▸ **Work to complete**: Nothing in the data should change when you return it, but leave the pictures out.
********
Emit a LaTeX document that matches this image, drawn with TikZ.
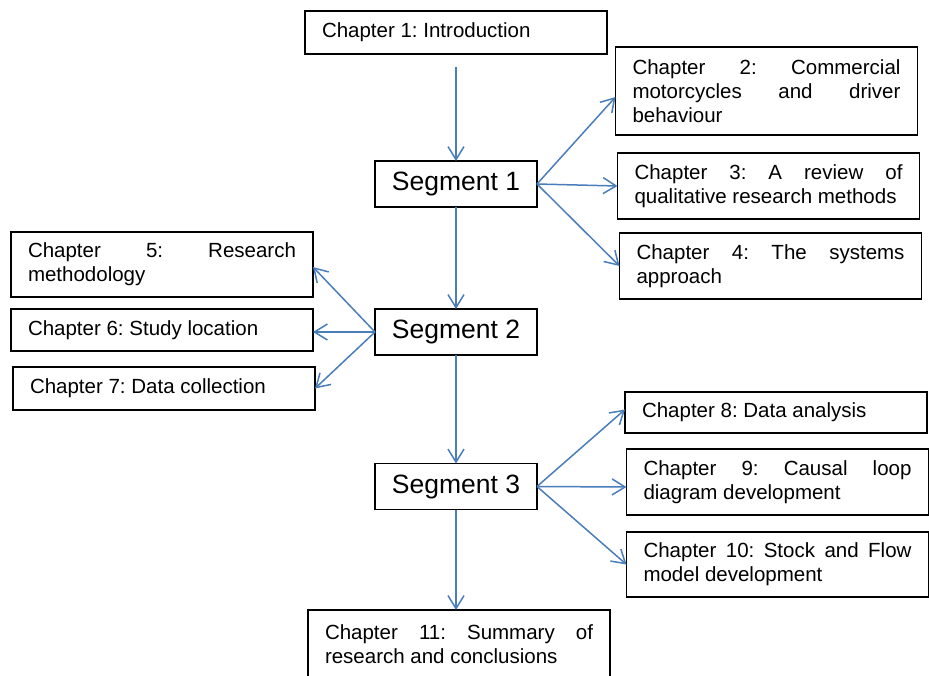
\documentclass[tikz,border=0pt]{standalone}
\usepackage{fontspec}
\setmainfont{Liberation Sans}
\usetikzlibrary{arrows.meta}
\definecolor{linkblue}{RGB}{74,126,187}
\begin{document}
\hyphenpenalty=10000
\exhyphenpenalty=10000
\frenchspacing
\begin{tikzpicture}[x=1pt,y=-1pt,
  box/.style={draw=black, line width=1.3pt, fill=white, inner ysep=0pt, outer sep=0pt},
  chap/.style={box, text width=268pt, inner xsep=17pt, align=justify,
    minimum height=#1, font=\fontsize{20.5}{24}\selectfont},
  seg/.style={box, minimum width=162pt, minimum height=46pt, inner xsep=0pt,
    font=\fontsize{26.5}{30}\selectfont},
  link/.style={draw=linkblue, line width=1.5pt,
    -{Straight Barb[length=13pt, width=16pt]}}
]
\useasboundingbox (0,0) rectangle (929,675);
\clip (0,0) rectangle (929,675);

% segments (central column)
\node[seg] (s1) at (456,184)   {Segment 1};
\node[seg] (s2) at (456,332)   {Segment 2};
\node[seg] (s3) at (456,486.5) {Segment 3};

% chapters
\node[chap=43pt] (c1)  at (456,32.5)   {Chapter 1: Introduction};
\node[chap=88pt] (c2)  at (766.5,91)   {Chapter 2: Commercial\linebreak motorcycles and driver\linebreak behaviour};
\node[chap=66pt] (c3)  at (768.5,186)  {Chapter 3: A review of\linebreak qualitative research methods};
\node[chap=66pt] (c4)  at (770.5,266)  {Chapter 4: The systems\linebreak approach};
\node[chap=65pt] (c5)  at (162,264.5)  {Chapter 5: Research\linebreak methodology};
\node[chap=42pt] (c6)  at (162,330)    {Chapter 6: Study location};
\node[chap=43pt] (c7)  at (164,388.5)  {Chapter 7: Data collection};
\node[chap=41pt] (c8)  at (776,412.5)  {Chapter 8: Data analysis};
\node[chap=66pt] (c9)  at (777.5,482)  {Chapter 9: Causal loop\linebreak diagram development};
\node[chap=65pt] (c10) at (777.5,564.5){Chapter 10: Stock and Flow\linebreak model development};
\node[chap=68pt] (c11) at (459,644)    {Chapter 11: Summary of\linebreak research and conclusions};

% main flow
\draw[link, shorten <=13pt] (c1.south) -- (c1.south |- s1.north);
\draw[link] (s1.south) -- (s2.north);
\draw[link] (s2.south) -- (s3.north);
\draw[link] (s3.south) -- (s3.south |- c11.north);

% segment 1 branches
\draw[link] (s1.east) -- ([yshift=-6pt]c2.west);
\draw[link] (s1.east) -- (c3.west);
\draw[link] (s1.east) -- (c4.west);

% segment 2 branches
\draw[link] (s2.west) -- ([yshift=-2.5pt]c5.east);
\draw[link] (s2.west) -- ([yshift=-2pt]c6.east);
\draw[link] (s2.west) -- (c7.east);

% segment 3 branches
\draw[link] (s3.east) -- ([yshift=3pt]c8.west);
\draw[link] (s3.east) -- ([yshift=-5pt]c9.west);
\draw[link] (s3.east) -- (c10.west);
\end{tikzpicture}
\end{document}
********
▸ **Exercise result**:
Emit a LaTeX document that matches this image, drawn with TikZ.
\documentclass[tikz,border=0pt]{standalone}
\usepackage{fontspec}
\setmainfont{Liberation Sans}
\usetikzlibrary{arrows.meta}
\definecolor{linkblue}{RGB}{74,126,187}
\begin{document}
\hyphenpenalty=10000
\exhyphenpenalty=10000
\frenchspacing
\begin{tikzpicture}[x=1pt,y=-1pt,
  box/.style={draw=black, line width=1.3pt, fill=white, inner ysep=0pt, outer sep=0pt},
  chap/.style={box, text width=268pt, inner xsep=17pt, align=justify,
    minimum height=#1, font=\fontsize{20.5}{24}\selectfont},
  seg/.style={box, minimum width=162pt, minimum height=46pt, inner xsep=0pt,
    font=\fontsize{26.5}{30}\selectfont},
  link/.style={draw=linkblue, line width=1.5pt,
    -{Straight Barb[length=13pt, width=16pt]}}
]
\useasboundingbox (0,0) rectangle (929,675);
\clip (0,0) rectangle (929,675);

% segments (central column)
\node[seg] (s1) at (456,184)   {Segment 1};
\node[seg] (s2) at (456,332)   {Segment 2};
\node[seg] (s3) at (456,486.5) {Segment 3};

% chapters
\node[chap=43pt] (c1)  at (456,32.5)   {Chapter 1: Introduction};
\node[chap=88pt] (c2)  at (766.5,91)   {Chapter 2: Commercial\linebreak motorcycles and driver\linebreak behaviour};
\node[chap=66pt] (c3)  at (768.5,186)  {Chapter 3: A review of\linebreak qualitative research methods};
\node[chap=66pt] (c4)  at (770.5,266)  {Chapter 4: The systems\linebreak approach};
\node[chap=65pt] (c5)  at (162,264.5)  {Chapter 5: Research\linebreak methodology};
\node[chap=42pt] (c6)  at (162,330)    {Chapter 6: Study location};
\node[chap=43pt] (c7)  at (164,388.5)  {Chapter 7: Data collection};
\node[chap=41pt] (c8)  at (776,412.5)  {Chapter 8: Data analysis};
\node[chap=66pt] (c9)  at (777.5,482)  {Chapter 9: Causal loop\linebreak diagram development};
\node[chap=65pt] (c10) at (777.5,564.5){Chapter 10: Stock and Flow\linebreak model development};
\node[chap=68pt] (c11) at (459,644)    {Chapter 11: Summary of\linebreak research and conclusions};

% main flow
\draw[link, shorten <=13pt] (c1.south) -- (c1.south |- s1.north);
\draw[link] (s1.south) -- (s2.north);
\draw[link] (s2.south) -- (s3.north);
\draw[link] (s3.south) -- (s3.south |- c11.north);

% segment 1 branches
\draw[link] (s1.east) -- ([yshift=-6pt]c2.west);
\draw[link] (s1.east) -- (c3.west);
\draw[link] (s1.east) -- (c4.west);

% segment 2 branches
\draw[link] (s2.west) -- ([yshift=-2.5pt]c5.east);
\draw[link] (s2.west) -- ([yshift=-2pt]c6.east);
\draw[link] (s2.west) -- (c7.east);

% segment 3 branches
\draw[link] (s3.east) -- ([yshift=3pt]c8.west);
\draw[link] (s3.east) -- ([yshift=-5pt]c9.west);
\draw[link] (s3.east) -- (c10.west);
\end{tikzpicture}
\end{document}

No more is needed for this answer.